Entries taken from a collection
########################################
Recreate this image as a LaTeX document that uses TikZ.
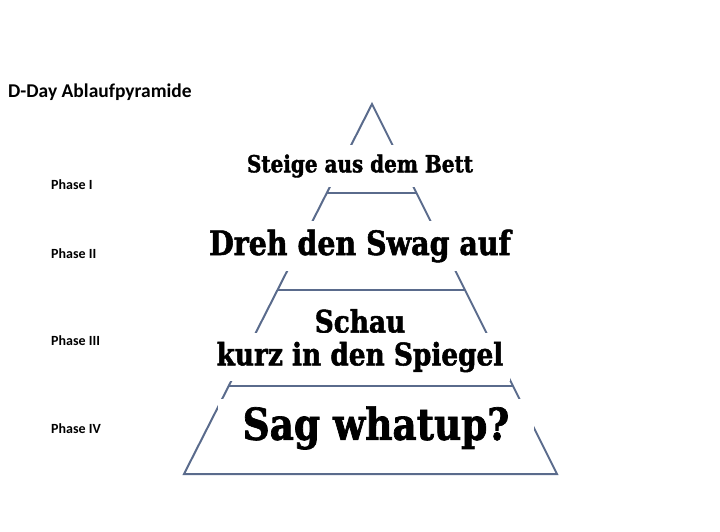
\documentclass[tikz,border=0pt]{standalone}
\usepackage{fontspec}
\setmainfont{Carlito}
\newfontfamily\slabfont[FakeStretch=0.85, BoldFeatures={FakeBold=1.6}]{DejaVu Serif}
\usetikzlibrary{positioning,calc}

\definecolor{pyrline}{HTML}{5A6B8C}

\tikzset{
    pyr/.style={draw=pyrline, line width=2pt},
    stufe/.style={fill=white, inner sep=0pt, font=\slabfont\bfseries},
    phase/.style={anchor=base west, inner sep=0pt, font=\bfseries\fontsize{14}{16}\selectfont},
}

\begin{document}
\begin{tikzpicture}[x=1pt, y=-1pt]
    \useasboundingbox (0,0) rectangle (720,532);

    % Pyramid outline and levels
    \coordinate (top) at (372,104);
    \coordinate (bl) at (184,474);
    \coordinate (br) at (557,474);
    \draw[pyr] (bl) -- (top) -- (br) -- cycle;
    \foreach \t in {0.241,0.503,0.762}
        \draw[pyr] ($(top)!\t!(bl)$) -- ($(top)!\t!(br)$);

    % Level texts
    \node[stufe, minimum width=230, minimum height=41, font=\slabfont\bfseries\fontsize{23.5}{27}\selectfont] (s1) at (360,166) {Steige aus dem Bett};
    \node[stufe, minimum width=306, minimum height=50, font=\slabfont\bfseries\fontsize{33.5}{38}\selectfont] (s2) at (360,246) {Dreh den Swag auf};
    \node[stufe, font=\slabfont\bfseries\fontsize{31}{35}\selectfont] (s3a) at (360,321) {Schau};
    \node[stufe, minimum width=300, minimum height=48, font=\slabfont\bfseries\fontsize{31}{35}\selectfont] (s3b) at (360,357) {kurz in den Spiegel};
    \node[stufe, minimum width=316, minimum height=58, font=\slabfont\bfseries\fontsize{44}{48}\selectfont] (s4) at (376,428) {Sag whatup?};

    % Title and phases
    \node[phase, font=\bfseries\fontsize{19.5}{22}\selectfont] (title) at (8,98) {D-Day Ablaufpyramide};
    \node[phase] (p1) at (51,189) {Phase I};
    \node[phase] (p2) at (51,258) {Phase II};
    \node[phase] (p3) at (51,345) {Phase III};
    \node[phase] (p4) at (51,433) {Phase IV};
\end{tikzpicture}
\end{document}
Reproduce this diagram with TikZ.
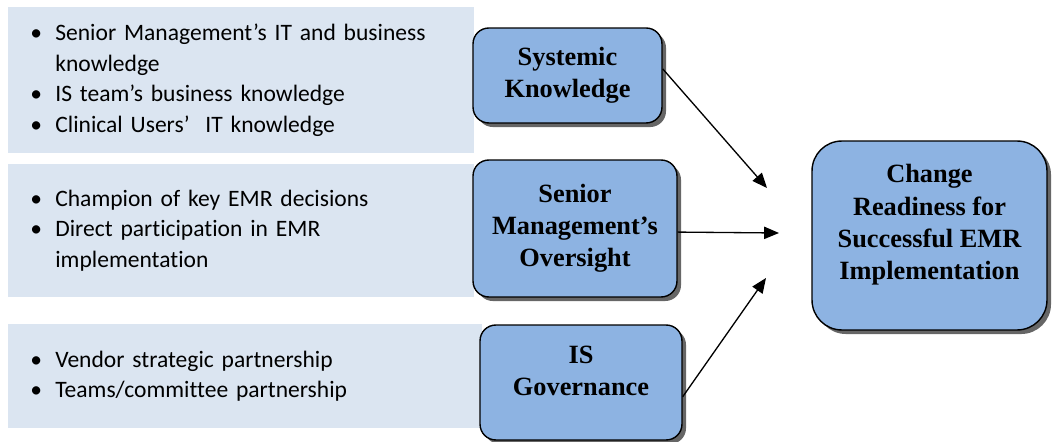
########################################
## EXERCISE DESCRIPTION
Return each full line of the entries that contains the word "this".

## COMPLETE RESPONSE
Recreate this image as a LaTeX document that uses TikZ.
Reproduce this diagram with TikZ.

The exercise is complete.